İlk sahabeler Hz. Ebu Bekir, Hz. Osman, Hz. Ali, Bilâl-i Habeşî, Abdurrahman b. Avf, Ebu Ubeyde b. Cerrah, Erkam b. Ebi’l-Erkam, Zübeyir, Talha ve Hz. Zeyd (ra) hepsi pür dikkat dinliyorlardı.
Hz. Ebu Bekir (ra) sordu:
“Âyette geçen göğsün açılması ne demektir?”
Peygamberimiz (sallallahu aleyhi vesellem) cevap verdi: “Bu, göğsün içine iman nurunun girerek hakikate, imana ve İslam'a açılması ve iman nuru ile aydınlanmasıdır” buyurdu.
Yine sordu: “Ya Resulallah! Bunun alâmeti nedir?”
Allah’ın Resulü cevap verdi:
“Bunun alâmeti, fani ve aldatıcı dünyadan yüz çevirmek, ebediyet yurdu olan ahirete yönelmek, ölüm gelmeden önce ölüme hazırlıklı olmaktır. İşte böyle birisinin kalbi İslam'a açılmıştır.”3 buyurdu. Ve daha önce nazil olan şu âyeti okudu: “Allah kime hidayet etmek isterse onun göğsünü İslâm’a açar. Kimi de sapıklığa düşürmek isterse onun da kalbini daraltır ve sıkıştırır.”

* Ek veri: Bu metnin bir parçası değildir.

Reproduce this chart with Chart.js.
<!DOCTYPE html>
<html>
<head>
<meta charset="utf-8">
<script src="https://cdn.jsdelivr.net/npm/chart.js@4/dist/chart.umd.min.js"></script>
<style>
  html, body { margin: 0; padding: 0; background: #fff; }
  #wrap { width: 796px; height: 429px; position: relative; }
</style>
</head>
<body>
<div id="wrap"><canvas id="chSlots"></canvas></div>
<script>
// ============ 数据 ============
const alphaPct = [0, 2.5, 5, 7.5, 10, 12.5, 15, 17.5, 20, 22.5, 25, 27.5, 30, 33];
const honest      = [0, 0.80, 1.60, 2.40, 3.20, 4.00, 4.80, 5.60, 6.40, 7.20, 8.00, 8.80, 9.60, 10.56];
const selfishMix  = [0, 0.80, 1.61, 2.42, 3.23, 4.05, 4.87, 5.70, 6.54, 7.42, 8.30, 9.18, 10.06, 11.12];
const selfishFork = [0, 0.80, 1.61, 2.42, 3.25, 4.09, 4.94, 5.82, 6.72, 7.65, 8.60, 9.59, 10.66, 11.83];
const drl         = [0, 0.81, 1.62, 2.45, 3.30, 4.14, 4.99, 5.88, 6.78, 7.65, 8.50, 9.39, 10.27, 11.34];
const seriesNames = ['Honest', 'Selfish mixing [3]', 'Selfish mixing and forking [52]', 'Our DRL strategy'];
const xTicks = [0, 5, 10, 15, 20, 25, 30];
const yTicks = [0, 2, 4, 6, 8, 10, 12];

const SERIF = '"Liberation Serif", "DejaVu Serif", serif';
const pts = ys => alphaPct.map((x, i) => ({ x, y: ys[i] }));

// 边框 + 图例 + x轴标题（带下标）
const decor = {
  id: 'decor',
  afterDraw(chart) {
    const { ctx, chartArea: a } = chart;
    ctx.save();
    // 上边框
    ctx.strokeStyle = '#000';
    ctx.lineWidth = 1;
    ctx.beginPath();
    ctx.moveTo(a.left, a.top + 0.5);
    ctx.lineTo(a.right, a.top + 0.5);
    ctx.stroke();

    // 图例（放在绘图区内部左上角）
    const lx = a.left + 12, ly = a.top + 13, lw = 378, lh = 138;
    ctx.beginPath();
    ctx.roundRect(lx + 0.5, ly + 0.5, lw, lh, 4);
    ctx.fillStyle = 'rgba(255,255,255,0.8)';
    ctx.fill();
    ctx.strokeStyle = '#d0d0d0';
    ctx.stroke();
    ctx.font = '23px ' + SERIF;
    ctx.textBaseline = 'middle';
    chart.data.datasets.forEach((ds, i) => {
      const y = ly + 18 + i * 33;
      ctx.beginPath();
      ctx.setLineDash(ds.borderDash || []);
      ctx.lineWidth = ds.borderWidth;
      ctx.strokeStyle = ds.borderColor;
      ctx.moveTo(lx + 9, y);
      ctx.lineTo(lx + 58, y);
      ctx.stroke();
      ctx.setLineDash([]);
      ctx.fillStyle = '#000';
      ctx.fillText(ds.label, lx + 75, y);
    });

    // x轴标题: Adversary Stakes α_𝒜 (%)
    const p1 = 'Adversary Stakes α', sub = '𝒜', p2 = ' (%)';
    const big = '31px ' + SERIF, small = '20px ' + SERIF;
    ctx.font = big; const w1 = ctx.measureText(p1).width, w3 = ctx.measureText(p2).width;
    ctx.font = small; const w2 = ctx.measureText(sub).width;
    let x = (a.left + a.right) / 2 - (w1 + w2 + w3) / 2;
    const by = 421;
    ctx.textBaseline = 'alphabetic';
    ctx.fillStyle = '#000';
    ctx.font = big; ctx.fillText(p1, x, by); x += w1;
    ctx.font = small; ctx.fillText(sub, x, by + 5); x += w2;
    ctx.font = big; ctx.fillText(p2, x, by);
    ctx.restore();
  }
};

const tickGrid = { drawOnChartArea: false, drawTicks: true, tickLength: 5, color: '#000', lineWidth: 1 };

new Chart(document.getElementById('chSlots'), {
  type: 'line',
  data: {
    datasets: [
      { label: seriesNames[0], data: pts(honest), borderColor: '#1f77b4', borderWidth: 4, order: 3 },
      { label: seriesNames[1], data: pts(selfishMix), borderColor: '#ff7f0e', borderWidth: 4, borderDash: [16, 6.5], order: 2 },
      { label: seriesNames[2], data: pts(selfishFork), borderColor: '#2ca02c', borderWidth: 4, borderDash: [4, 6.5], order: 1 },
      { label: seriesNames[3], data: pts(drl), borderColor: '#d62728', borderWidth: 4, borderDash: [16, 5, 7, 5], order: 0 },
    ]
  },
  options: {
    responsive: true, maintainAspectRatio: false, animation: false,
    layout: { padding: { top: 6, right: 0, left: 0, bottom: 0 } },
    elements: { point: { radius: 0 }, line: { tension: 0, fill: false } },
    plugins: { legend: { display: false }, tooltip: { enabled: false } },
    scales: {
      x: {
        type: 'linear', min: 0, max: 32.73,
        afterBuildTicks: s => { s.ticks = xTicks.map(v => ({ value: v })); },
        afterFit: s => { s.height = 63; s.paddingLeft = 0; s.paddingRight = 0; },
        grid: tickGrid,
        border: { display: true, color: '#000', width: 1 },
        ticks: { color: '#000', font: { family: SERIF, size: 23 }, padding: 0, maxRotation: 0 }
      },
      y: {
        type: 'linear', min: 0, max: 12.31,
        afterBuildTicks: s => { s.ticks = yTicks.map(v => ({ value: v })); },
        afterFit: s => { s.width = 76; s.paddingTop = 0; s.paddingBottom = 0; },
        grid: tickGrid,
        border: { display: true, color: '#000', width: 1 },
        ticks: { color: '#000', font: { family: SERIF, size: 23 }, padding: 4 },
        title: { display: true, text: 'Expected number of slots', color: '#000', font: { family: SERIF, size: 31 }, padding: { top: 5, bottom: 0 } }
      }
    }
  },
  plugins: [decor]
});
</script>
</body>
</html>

Sonra şöyle devam etti: “Allah katında dünyanın bir sinek kanadı kadar değeri yoktur. Şayet Allah katında dünyanın bir sinek kanadı kadar değeri olmuş olsaydı kâfirlere bir yudum su içirmezdi.5 Allah dünyayı ahiret amellerini meyve vermesi için yarattı. Bu şekliyle dünyayı ahiretin tarlası kıldı. Allah dünyada ancak Allah’ın zikrine, imana ve ilme değer verir. Bunların dışında hiçbir şeye değer vermez” buyurdu.
Erkam bin Ebi’l-Erkam sordu:
“Ya Resulallah! Zorlukla beraber nasıl kolaylık olur?”
Peygamberimiz (sav) cevap verdiler:
“Allah her güçlüğün arkasından bir kolaylık verir. Sonra ferah ve neşe içinde gülerek şöyle buyurdular: ‘Bir zorluk iki kolaylığı yenemez.”